TinyML — Practical Guide to On-Device AI: Efficient Models for Microcontrollers

TinyML brings machine learning to low-power microcontrollers. This guide covers what TinyML is, the toolchain, optimization techniques, hardware considerations, and practical steps to deploy models on-device.

What is TinyML?

TinyML refers to the practice of running machine learning inference on extremely resource-constrained devices: microcontrollers with kilobytes to a few megabytes of memory and low CPU budgets. It enables intelligent features with low latency, offline operation and improved privacy because data can stay on-device.

Why On-Device Inference Matters

Privacy: Sensitive data can be processed locally without sending it to the cloud.
Latency: Immediate responses without network roundtrips.
Cost & Connectivity: Works where network connectivity or bandwidth is limited.
Energy Efficiency: Carefully optimized models can run on battery-powered devices for long periods.

Hardware and Frameworks

Common microcontroller platforms for TinyML include Arm Cortex-M series, ESP32, RISC-V MCUs, and specialized NPUs on edge SoCs.
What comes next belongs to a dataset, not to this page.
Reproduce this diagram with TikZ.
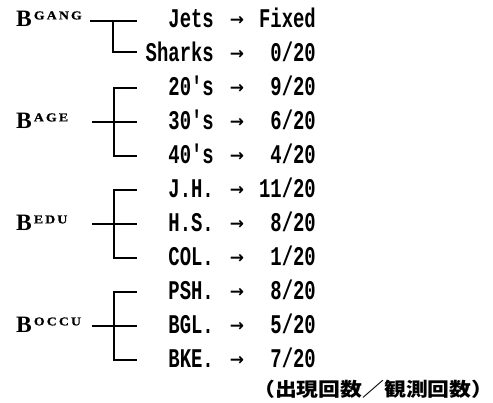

Key frameworks and tools:

TensorFlow Lite for Microcontrollers: Lightweight runtime for running TFLite models on MCUs.
Edge Impulse: End-to-end platform for data collection, training, and deployment to many devices.
CMSIS-NN: Optimized neural network kernels for Arm Cortex-M.
MicroTVM / TVM: Compiler stack for optimizing models for specific hardware.

Model Optimization Techniques

Quantization

Convert weights and activations to 8-bit integers (or lower) to reduce model size and improve inference speed. Post-training quantization and quantization-aware training are common approaches.

Pruning and Architecture Choices

Reduce model parameters (pruning), use efficient architectures (tiny CNNs, depthwise separable convolutions), and keep receptive fields small to fit memory and compute budgets.

Practical TinyML Example

Typical workflow: train a small model (e.g., keyword spotting), export to TFLite, apply quantization, and include the generated C array in firmware. Example: pseudo-flow for a microcontroller project.

// Pseudocode: run a quantized TFLite model on-device
// model_data.h contains the TFLite flatbuffer as a C array
#include "model_data.h"
#include "tensorflow/lite/micro/all_ops_resolver.h"
#include "tensorflow/lite/micro/micro_interpreter.h"

constexpr int kTensorArenaSize = 20 * 1024; // adjust to target
static uint8_t tensor_arena[kTensorArenaSize];

void setup() {
  const tflite::Model* model = tflite::GetModel(model_data);
  static tflite::AllOpsResolver resolver;
  static tflite::MicroInterpreter interpreter(model, resolver, tensor_arena, kTensorArenaSize);
  interpreter.AllocateTensors();
}

void loop() {
  // Fill input buffer, invoke, and read output
  interpreter.Invoke();
}

Best Practices and Constraints

Measure memory (RAM) and flash usage early; these are the usual bottlenecks.
Prefer streaming or windowed inputs to avoid large buffers.
Use hardware accelerators or CMSIS-NN when available.
Profile energy consumption on target devices; optimize sampling and duty cycles.

Use Cases

Keyword Spotting

Wake words and simple voice commands processed locally for privacy and responsiveness.

Predictive Maintenance

Local vibration or acoustic anomaly detection that flags equipment issues without constant cloud streaming.

Wearables and Health Sensors

On-device activity recognition or anomaly detection with minimal data exposure.

Getting Started — Minimal Steps

Pick a simple use case (keyword spotter, anomaly detection, gesture recognition).
Collect a small, representative dataset and preprocess it for your MCU (e.g., MFCCs for audio).
Train a compact model and export to TFLite.
Quantize the model and test its accuracy trade-offs.
Use the TFLite Micro build to embed the model into firmware and measure memory and latency.

Practical checklist

Measure RAM and flash usage on the target MCU early; adjust tensor arena size accordingly.
Quantize models and compare accuracy vs size (post-training and QAT where needed).
Use streaming/windowed inputs to reduce buffer requirements.
Leverage CMSIS-NN or hardware accelerators when available for better performance.
Profile energy consumption on target hardware and optimize sampling/ duty cycles.

References & further reading

Conclusion

TinyML makes it possible to add smart, private, and low-latency features to tiny devices. Start with a constrained problem, iterate on model size and quantization, and validate on the target hardware. The ecosystem (TensorFlow Lite Micro, Edge Impulse, CMSIS-NN) provides mature tools to move from prototype to deployment.

Action: choose a simple sensor (microphone, accelerometer), collect 1–2 minutes of representative data, export a small model to TFLite and measure inference time on your target MCU.